→ **Stated exercise**: Retype the opening lines of the data exactly, stopping after the line that contains "67.37, 67.74, 67.95, 67.86, 67.8, 67.57, 67.42, 67.38, 67.31];". Skip every picture.

→ **Collected material**:
......
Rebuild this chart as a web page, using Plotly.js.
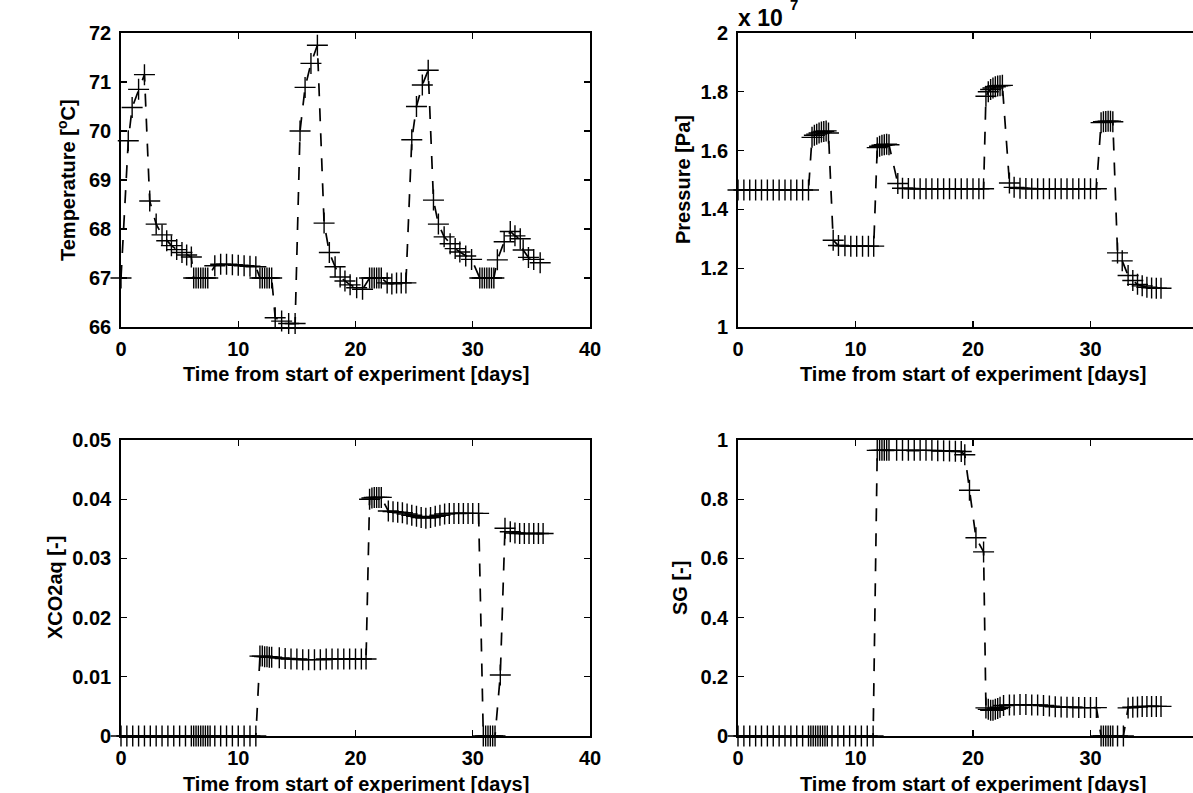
<!DOCTYPE html>
<html>
<head>
<meta charset="utf-8">
<script src="https://cdn.plot.ly/plotly-3.0.1.min.js"></script>
<style>
html, body { margin: 0; padding: 0; overflow: hidden; background: #fff; }
#plot { width: 1215px; height: 793px; }
</style>
</head>
<body>
<div id="plot"></div>
<script>
// ---------- Data ----------
// Panel 1: temperature [°C]
var tempTime = [0, 0.62, 0.95, 1.5, 2.0, 2.45, 3.0, 3.5, 3.9, 4.3, 4.75, 5.2, 5.6, 6.0,
  6.2, 6.4, 6.6, 6.8, 7.0, 7.2, 7.4,
  8.0, 8.5, 9.0, 9.5, 10.0, 10.5, 11.0, 11.5,
  11.85, 12.05, 12.25, 12.45, 12.65, 12.85,
  13.15, 13.7, 14.3, 14.85,
  15.27, 15.7, 16.2, 16.75,
  17.32, 17.77, 18.26, 18.69, 19.1, 19.54, 20.1, 20.6,
  21.2, 21.4, 21.6, 21.8, 22.0, 22.2,
  22.7, 23.1, 23.5, 23.9, 24.3,
  24.8, 25.2, 25.7, 26.2,
  26.65, 27.07, 27.56, 28.07, 28.5, 28.9, 29.4, 29.9,
  30.6, 30.8, 31.0, 31.2, 31.4, 31.6, 31.8,
  32.1, 32.68, 33.2, 33.6, 34.05, 34.3, 34.75, 35.2, 35.75];
var tempValue = [67.0, 69.8, 70.48, 70.85, 71.15, 68.57, 68.1, 67.88, 67.76, 67.66, 67.58, 67.52, 67.47, 67.43,
  67.0, 67.0, 67.0, 67.0, 67.0, 67.0, 67.0,
  67.25, 67.28, 67.28, 67.27, 67.26, 67.25, 67.24, 67.23,
  67.0, 67.0, 67.0, 67.0, 67.0, 67.0,
  66.19, 66.12, 66.07, 66.07,
  70.0, 70.89, 71.38, 71.75,
  68.12, 67.52, 67.23, 67.02, 66.94, 66.86, 66.8, 66.77,
  67.0, 67.0, 67.0, 67.0, 67.0, 67.0,
  66.9, 66.88, 66.9, 66.9, 66.9,
  69.82, 70.5, 70.94, 71.24,
  68.59, 68.1, 67.84, 67.7, 67.6, 67.53, 67.45, 67.38,
  67.0, 67.0, 67.0, 67.0, 67.0, 67.0, 67.0,
  67.37, 67.74, 67.95, 67.86, 67.8, 67.57, 67.42, 67.38, 67.31];

// Panel 2: pressure [Pa], in units of 1e7 Pa
var pressTime = [0, 0.5, 1.0, 1.5, 2.0, 2.5, 3.0, 3.5, 4.0, 4.5, 5.0, 5.5, 6.0,
  6.3, 6.5, 6.7, 6.9, 7.1, 7.3, 7.5, 7.7,
  8.1, 8.55, 9.1, 9.6, 10.1, 10.6, 11.1, 11.55,
  11.85, 12.05, 12.25, 12.45, 12.65, 12.85,
  13.6, 14.0, 14.5, 15.0, 15.5, 16.0, 16.5, 17.0, 17.5, 18.0, 18.5, 19.0, 19.5, 20.0, 20.5, 20.9,
  21.1, 21.3, 21.5, 21.7, 21.9, 22.1, 22.3, 22.5,
  23.1, 23.5, 24.0, 24.5, 25.0, 25.5, 26.0, 26.5, 27.0, 27.5, 28.0, 28.5, 29.0, 29.5, 30.0, 30.5,
  30.9, 31.1, 31.3, 31.5, 31.7, 31.9,
  32.3, 32.7, 33.2, 33.6, 34.0, 34.4, 34.8, 35.2, 35.6, 36.0];
var pressValue = [1.466, 1.466, 1.466, 1.466, 1.466, 1.466, 1.466, 1.466, 1.466, 1.466, 1.466, 1.466, 1.466,
  1.645, 1.652, 1.656, 1.66, 1.663, 1.665, 1.667, 1.66,
  1.295, 1.277, 1.276, 1.275, 1.275, 1.275, 1.275, 1.275,
  1.61, 1.615, 1.618, 1.62, 1.622, 1.62,
  1.488, 1.472, 1.471, 1.47, 1.47, 1.47, 1.47, 1.47, 1.47, 1.47, 1.47, 1.47, 1.47, 1.47, 1.47, 1.47,
  1.785, 1.8, 1.808, 1.813, 1.817, 1.82, 1.821, 1.822,
  1.49, 1.475, 1.472, 1.471, 1.47, 1.47, 1.47, 1.47, 1.47, 1.47, 1.47, 1.47, 1.47, 1.47, 1.47, 1.47,
  1.695, 1.698, 1.699, 1.7, 1.7, 1.698,
  1.252, 1.225, 1.175, 1.158, 1.145, 1.14, 1.135, 1.133, 1.132, 1.132];

// Panel 3: dissolved CO2 mole fraction XCO2aq [-]
var xco2Time = [0, 0.5, 1.0, 1.5, 2.0, 2.5, 3.0, 3.5, 4.0, 4.5, 5.0, 5.5, 6.0,
  6.2, 6.4, 6.6, 6.8, 7.0, 7.2, 7.4, 7.6,
  8.0, 8.5, 9.0, 9.5, 10.0, 10.5, 11.0, 11.5,
  11.85, 12.05, 12.25, 12.45, 12.65, 12.85,
  13.5, 14.0, 14.5, 15.0, 15.5, 16.0, 16.5, 17.0, 17.5, 18.0, 18.5, 19.0, 19.5, 20.0, 20.5, 20.9,
  21.2, 21.4, 21.6, 21.8, 22.0, 22.2,
  22.8, 23.2, 23.6, 24.0, 24.4, 24.8, 25.2, 25.6, 26.0, 26.4, 26.8, 27.2, 27.6, 28.0, 28.4, 28.8, 29.2, 29.6, 30.0, 30.5,
  30.9, 31.1, 31.3, 31.5, 31.7, 31.9,
  32.35, 32.75,
  33.2, 33.6, 34.0, 34.4, 34.8, 35.2, 35.6, 36.0];
var xco2Value = [0, 0, 0, 0, 0, 0, 0, 0, 0, 0, 0, 0, 0,
  0, 0, 0, 0, 0, 0, 0, 0,
  0, 0, 0, 0, 0, 0, 0, 0,
  0.0135, 0.0135, 0.0134, 0.0134, 0.0133, 0.0133,
  0.0132, 0.0131, 0.013, 0.013, 0.0129, 0.0129, 0.0129, 0.0129, 0.013, 0.013, 0.013, 0.013, 0.013, 0.013, 0.013, 0.013,
  0.04, 0.0402, 0.0403, 0.0403, 0.0403, 0.0403,
  0.038, 0.0379, 0.0378, 0.0377, 0.0375, 0.0373, 0.0371, 0.0369, 0.0368, 0.0369, 0.0371, 0.0373, 0.0375, 0.0376, 0.0376, 0.0376, 0.0376, 0.0376, 0.0376, 0.0376,
  0, 0, 0, 0, 0, 0,
  0.0103, 0.0351,
  0.0345, 0.0343, 0.0342, 0.0342, 0.0342, 0.0342, 0.0342, 0.0342];

// Panel 4: gas saturation SG [-]
var sgTime = [0, 0.5, 1.0, 1.5, 2.0, 2.5, 3.0, 3.5, 4.0, 4.5, 5.0, 5.5, 6.0,
  6.2, 6.4, 6.6, 6.8, 7.0, 7.2, 7.4, 7.6,
  8.0, 8.5, 9.0, 9.5, 10.0, 10.5, 11.0, 11.5,
  11.85, 12.05, 12.25, 12.45, 12.65, 12.85,
  13.5, 14.0, 14.5, 15.0, 15.5, 16.0, 16.5, 17.0, 17.5, 18.0, 18.5, 19.0,
  19.3, 19.7, 20.25, 20.9,
  21.1, 21.3, 21.5, 21.7, 21.9, 22.1, 22.3,
  22.6, 23.1, 23.5, 24.0, 24.5, 25.0, 25.5, 26.0, 26.5, 27.0, 27.5, 28.0, 28.5, 29.0, 29.5, 30.0, 30.5,
  30.9, 31.1, 31.3, 31.5, 31.7, 31.9, 32.3, 32.8,
  33.2, 33.6, 34.0, 34.4, 34.8, 35.2, 35.6, 36.0];
var sgValue = [0, 0, 0, 0, 0, 0, 0, 0, 0, 0, 0, 0, 0,
  0, 0, 0, 0, 0, 0, 0, 0,
  0, 0, 0, 0, 0, 0, 0, 0,
  0.965, 0.965, 0.965, 0.965, 0.965, 0.965,
  0.965, 0.965, 0.965, 0.965, 0.965, 0.965, 0.965, 0.964, 0.964, 0.963, 0.962, 0.961,
  0.95, 0.83, 0.67, 0.622,
  0.095, 0.09, 0.087, 0.087, 0.09, 0.093, 0.097,
  0.103, 0.105, 0.105, 0.106, 0.106, 0.105, 0.105, 0.103, 0.101, 0.099, 0.098, 0.097, 0.097, 0.096, 0.096, 0.096, 0.096,
  0, 0, 0, 0, 0, 0, 0, 0,
  0.095, 0.097, 0.098, 0.1, 0.1, 0.1, 0.1, 0.1];

// Axis texts
var xTitle = 'Time from start of experiment [days]';
var yTitles = ['Temperature [<sup>o</sup>C]', 'Pressure [Pa]', 'XCO2aq [-]', 'SG [-]'];
var pressExponentBase = 'x 10';
var pressExponentPower = '7';

// ---------- Layout geometry (pixels) ----------
var W = 1215, H = 793;
var colL = [121, 590], colR = [738, 1208];
var rowT = [33, 327], rowB = [440, 736];
function dx(a) { return [a[0] / W, a[1] / W]; }
function dy(a) { return [(H - a[1]) / H, (H - a[0]) / H]; }

var FONT = 'Liberation Sans, Arial, Helvetica, sans-serif';
var tickFont = {family: FONT, size: 20, color: '#000', weight: 'bold'};

function xax(dom, anchor) {
  return {domain: dx(dom), anchor: anchor, range: [0, 40], tickvals: [0, 10, 20, 30, 40],
    ticks: 'inside', ticklen: 6, tickwidth: 1.3, tickcolor: '#000', mirror: 'ticks',
    showline: true, linecolor: '#000', linewidth: 1.8, showgrid: false, zeroline: false,
    tickfont: tickFont, ticklabelstandoff: 3, automargin: false, fixedrange: true};
}
function yax(dom, anchor, range, dtick) {
  return {domain: dy(dom), anchor: anchor, range: range, dtick: dtick,
    ticks: 'inside', ticklen: 6, tickwidth: 1.3, tickcolor: '#000', mirror: 'ticks',
    showline: true, linecolor: '#000', linewidth: 1.8, showgrid: false, zeroline: false,
    tickfont: tickFont, ticklabelstandoff: 4, automargin: false, fixedrange: true};
}

function series(x, y, xa, ya) {
  return {x: x, y: y, xaxis: xa, yaxis: ya, type: 'scatter', mode: 'lines+markers',
    cliponaxis: false, showlegend: false, hoverinfo: 'skip',
    line: {color: '#000', width: 1.7, dash: '13px,12px'},
    marker: {symbol: 'cross-thin', size: 15, line: {color: '#000', width: 1.4}, color: '#000'}};
}

var data = [
  series(tempTime, tempValue, 'x', 'y'),
  series(pressTime, pressValue, 'x2', 'y2'),
  series(xco2Time, xco2Value, 'x3', 'y3'),
  series(sgTime, sgValue, 'x4', 'y4')
];

function ann(text, xpx, ypx, angle, xanchor, yanchor, size) {
  return {text: text, xref: 'paper', yref: 'paper', x: xpx / W, y: (H - ypx) / H,
    xanchor: xanchor || 'center', yanchor: yanchor || 'middle', textangle: angle || 0,
    showarrow: false, borderpad: 0,
    font: {family: FONT, size: size || 20, color: '#000', weight: 'bold'}};
}

var layout = {
  width: W, height: H,
  margin: {l: 0, r: 0, t: 0, b: 0, pad: 0},
  paper_bgcolor: '#fff', plot_bgcolor: '#fff',
  xaxis: xax(colL, 'y'), yaxis: yax(rowT, 'x', [66, 72], 1),
  xaxis2: xax(colR, 'y2'), yaxis2: yax(rowT, 'x2', [1, 2], 0.2),
  xaxis3: xax(colL, 'y3'), yaxis3: yax(rowB, 'x3', [0, 0.05], 0.01),
  xaxis4: xax(colR, 'y4'), yaxis4: yax(rowB, 'x4', [0, 1], 0.2),
  annotations: [
    ann(xTitle, (colL[0] + colL[1]) / 2, 374),
    ann(xTitle, (colR[0] + colR[1]) / 2, 374),
    ann(xTitle, (colL[0] + colL[1]) / 2, 784),
    ann(xTitle, (colR[0] + colR[1]) / 2, 784),
    ann(yTitles[0], 67, (rowT[0] + rowT[1]) / 2, -90),
    ann(yTitles[1], 683, (rowT[0] + rowT[1]) / 2, -90),
    ann(yTitles[2], 55, (rowB[0] + rowB[1]) / 2, -90),
    ann(yTitles[3], 680, (rowB[0] + rowB[1]) / 2, -90),
    ann(pressExponentBase, colR[0] - 1, 18, 0, 'left', 'middle', 23),
    ann(pressExponentPower, colR[0] + 51, 4, 0, 'left', 'middle', 15)
  ]
};

Plotly.newPlot('plot', data, layout, {staticPlot: true, displayModeBar: false});
</script>
</body>
</html>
......
→ **Response to the task**:
Rebuild this chart as a web page, using Plotly.js.
<!DOCTYPE html>
<html>
<head>
<meta charset="utf-8">
<script src="https://cdn.plot.ly/plotly-3.0.1.min.js"></script>
<style>
html, body { margin: 0; padding: 0; overflow: hidden; background: #fff; }
#plot { width: 1215px; height: 793px; }
</style>
</head>
<body>
<div id="plot"></div>
<script>
// ---------- Data ----------
// Panel 1: temperature [°C]
var tempTime = [0, 0.62, 0.95, 1.5, 2.0, 2.45, 3.0, 3.5, 3.9, 4.3, 4.75, 5.2, 5.6, 6.0,
  6.2, 6.4, 6.6, 6.8, 7.0, 7.2, 7.4,
  8.0, 8.5, 9.0, 9.5, 10.0, 10.5, 11.0, 11.5,
  11.85, 12.05, 12.25, 12.45, 12.65, 12.85,
  13.15, 13.7, 14.3, 14.85,
  15.27, 15.7, 16.2, 16.75,
  17.32, 17.77, 18.26, 18.69, 19.1, 19.54, 20.1, 20.6,
  21.2, 21.4, 21.6, 21.8, 22.0, 22.2,
  22.7, 23.1, 23.5, 23.9, 24.3,
  24.8, 25.2, 25.7, 26.2,
  26.65, 27.07, 27.56, 28.07, 28.5, 28.9, 29.4, 29.9,
  30.6, 30.8, 31.0, 31.2, 31.4, 31.6, 31.8,
  32.1, 32.68, 33.2, 33.6, 34.05, 34.3, 34.75, 35.2, 35.75];
var tempValue = [67.0, 69.8, 70.48, 70.85, 71.15, 68.57, 68.1, 67.88, 67.76, 67.66, 67.58, 67.52, 67.47, 67.43,
  67.0, 67.0, 67.0, 67.0, 67.0, 67.0, 67.0,
  67.25, 67.28, 67.28, 67.27, 67.26, 67.25, 67.24, 67.23,
  67.0, 67.0, 67.0, 67.0, 67.0, 67.0,
  66.19, 66.12, 66.07, 66.07,
  70.0, 70.89, 71.38, 71.75,
  68.12, 67.52, 67.23, 67.02, 66.94, 66.86, 66.8, 66.77,
  67.0, 67.0, 67.0, 67.0, 67.0, 67.0,
  66.9, 66.88, 66.9, 66.9, 66.9,
  69.82, 70.5, 70.94, 71.24,
  68.59, 68.1, 67.84, 67.7, 67.6, 67.53, 67.45, 67.38,
  67.0, 67.0, 67.0, 67.0, 67.0, 67.0, 67.0,
  67.37, 67.74, 67.95, 67.86, 67.8, 67.57, 67.42, 67.38, 67.31];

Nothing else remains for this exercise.